This has been a generally known technique for identifying leaks for at least three decades (and certainly much longer---Tom Clancy described it in a novel in 1987). The use of non-printing characters is an obvious extension of the idea. Any journalist who has published copy/pasted material from a confidential source since then is provably incompetent. https://en.wikipedia.org/wiki/Canary_trap


In case it wasn't obvious, that was at least partly aimed at The Intercept: http://heavy.com/news/2017/06/the-intercept-reality-winner-s...


The danger with using non-printable characters is that they may not survive a document conversion. If someone faxes and then OCRs the document your watermark is lost. Someone copies and pastes your document into a dumb text editor with an ASCII font and suddenly your characters show up as very obvious garbage, etc...


This reminds me of a time not too long ago when I was teaching programming courses; at least one of the students would somehow manage to get one of these or other weird characters into source code, resulting in much confusion. On the bright side, I take advantage of the opportunity and an impromptu lesson in data representation and character encoding soon follows.

It's also one of the things where a hex editor is extremely useful --- even if you're not working on low-level, seeing the bits directly can be a great confirmation of correctness.


I had this happen to me once (and only once, I learned my lesson). Our professor gave us a PDF with the problem description and it had a bit of code in it we were to put into our final program. Well, when I copy and pasted it some of the spaces copied as non-ASCII space.


Oh god pasting code from a PDF, that brings me back.

Doesn't your editor handle that?
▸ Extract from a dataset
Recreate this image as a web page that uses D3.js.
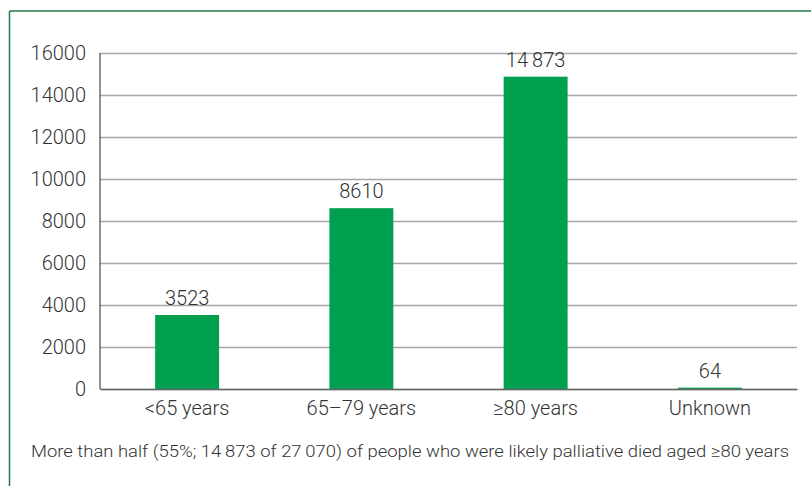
<!DOCTYPE html>
<html>
<head>
<meta charset="utf-8">
<script src="https://cdn.jsdelivr.net/npm/d3@7"></script>
<style>
  html, body { margin: 0; padding: 0; background: #fff; }
  svg { display: block; font-family: Roboto, "Liberation Sans", sans-serif; }
</style>
</head>
<body>
<svg id="chart" width="811" height="486"></svg>
<script>
// Deaths of likely palliative people, by age group
const categories = ["<65 years", "65\u201379 years", "\u226580 years", "Unknown"];
const deaths = [3523, 8610, 14873, 64];
const yTicks = [0, 2000, 4000, 6000, 8000, 10000, 12000, 14000, 16000];
const caption = "More than half (55%; 14\u2009873 of 27\u2009070) of people who were likely palliative died aged \u226580 years";

const svg = d3.select("#chart");
const W = 811, H = 486;
const plot = { left: 100, right: 797, top: 53, bottom: 389 };

// Outer frame: top and left rules only
svg.append("line").attr("x1", 9.5).attr("x2", W).attr("y1", 11).attr("y2", 11)
  .attr("stroke", "#1f7a46").attr("stroke-width", 1.5);
svg.append("line").attr("x1", 9.5).attr("x2", 9.5).attr("y1", 11).attr("y2", H)
  .attr("stroke", "#1f7a46").attr("stroke-width", 1.5);

const x = d3.scaleBand()
  .domain(categories)
  .range([plot.left, plot.right])
  .paddingInner(0.633)
  .paddingOuter(0.3165);

const y = d3.scaleLinear()
  .domain([0, 16000])
  .range([plot.bottom, plot.top]);

// Horizontal gridlines
const grid = svg.append("g")
  .attr("transform", `translate(${plot.left},0)`)
  .call(d3.axisLeft(y).tickValues(yTicks).tickSize(-(plot.right - plot.left)).tickFormat(""));
grid.select(".domain").remove();
grid.selectAll(".tick line").attr("stroke", "#a6a6a6").attr("stroke-width", 1.4);

// Y axis labels
const yAxis = svg.append("g")
  .attr("transform", `translate(${plot.left},0)`)
  .call(d3.axisLeft(y).tickValues(yTicks).tickSize(0).tickPadding(14).tickFormat(d3.format("d")));
yAxis.select(".domain").remove();
yAxis.selectAll("text")
  .attr("fill", "#333").style("font-size", "20px").style("font-family", "Roboto, sans-serif").attr("font-weight", 300);

// Bars
svg.append("g").selectAll("rect")
  .data(deaths)
  .join("rect")
  .attr("x", (d, i) => x(categories[i]))
  .attr("width", x.bandwidth())
  .attr("y", d => y(d))
  .attr("height", d => y(0) - y(d))
  .attr("fill", "#00a04f");

// Value labels
const locale = d3.formatLocale({ decimal: ".", thousands: "\u2009", grouping: [3] });
const grouped = locale.format(",d");
const fmtValue = v => v >= 10000 ? grouped(v) : String(v);
svg.append("g").selectAll("text")
  .data(deaths)
  .join("text")
  .attr("x", (d, i) => x(categories[i]) + x.bandwidth() / 2)
  .attr("y", d => y(d) - 10)
  .attr("text-anchor", "middle")
  .attr("fill", "#333")
  .attr("font-weight", 300)
  .style("font-size", "20px")
  .text(fmtValue);

// Y axis line
svg.append("line")
  .attr("x1", plot.left).attr("x2", plot.left)
  .attr("y1", plot.top).attr("y2", plot.bottom)
  .attr("stroke", "#555").attr("stroke-width", 1.3);

// X axis
const xAxis = svg.append("g")
  .attr("transform", `translate(0,${plot.bottom})`)
  .call(d3.axisBottom(x).tickSize(0).tickPadding(12));
xAxis.select(".domain").attr("stroke", "#666").attr("stroke-width", 1.5);
xAxis.selectAll("text")
  .attr("fill", "#333").style("font-size", "20px").style("font-family", "Roboto, sans-serif").attr("font-weight", 300);

// Caption
svg.append("text")
  .attr("x", 31).attr("y", 457)
  .attr("fill", "#333")
  .attr("font-weight", 300)
  .style("font-size", "16.5px")
  .attr("textLength", 758)
  .attr("lengthAdjust", "spacingAndGlyphs")
  .text(caption);
</script>
</body>
</html>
I don't exactly remember but I kinda remember having a button to convert pasted characters to ascii (mostly used for those annoying stylized unicode quotes)


Apparently Atom didn't/doesn't have that feature, at least to automatically display when problematic characters are present. I believe I ended up taking a hex editor to my code to see what was wrong, since it was only a single loop that appeared to stop the compilation.


Same problem if you have the honor of copypasting "smart quotes" from .doc or .html


Also keep an eye out for the Greek question mark, looks identical to a semicolon.


Fingerprinting data to find when it's been copy-pasted is a neat application for invisible characters!

I've also found a lot of identical characters when handling Chinese text. Note that Google Translate does not handle these correctly.

https://github.com/pingtype/pingtype.github.io/blob/master/r...

It's about the Kangxi Radicals Unicode block, compared the CJK characters block. If you want me to write a blog post about it, please comment and I'll get around to it.


It's interesting to me, because I've seen this effect (while copy pasting) and wondered why... if I hadn't been translating I would never have noticed.

Even though some are noticeably different:

⿌ 黾


Thanks for the encouragement - I'll write that blog post when I get a chance!

黾 is the simplified version of ⿌.

(In http://pingtype.github.io click Advanced > Regional, paste into the Simplified text box, then click "Simplified to Traditional")


I really like the fact that ⼚/⺁ and ⽰/⺬ and so on are separately encoded in a single block (technically, though, they aren't).


A fun fact is that the thumbprint text box in the certificate viewer in Windows starts with an invisible character.

So if you have cert and just want to copy paste the thunbprint to some file or application which needs to load it, then copying the full thumbprint probably won't work.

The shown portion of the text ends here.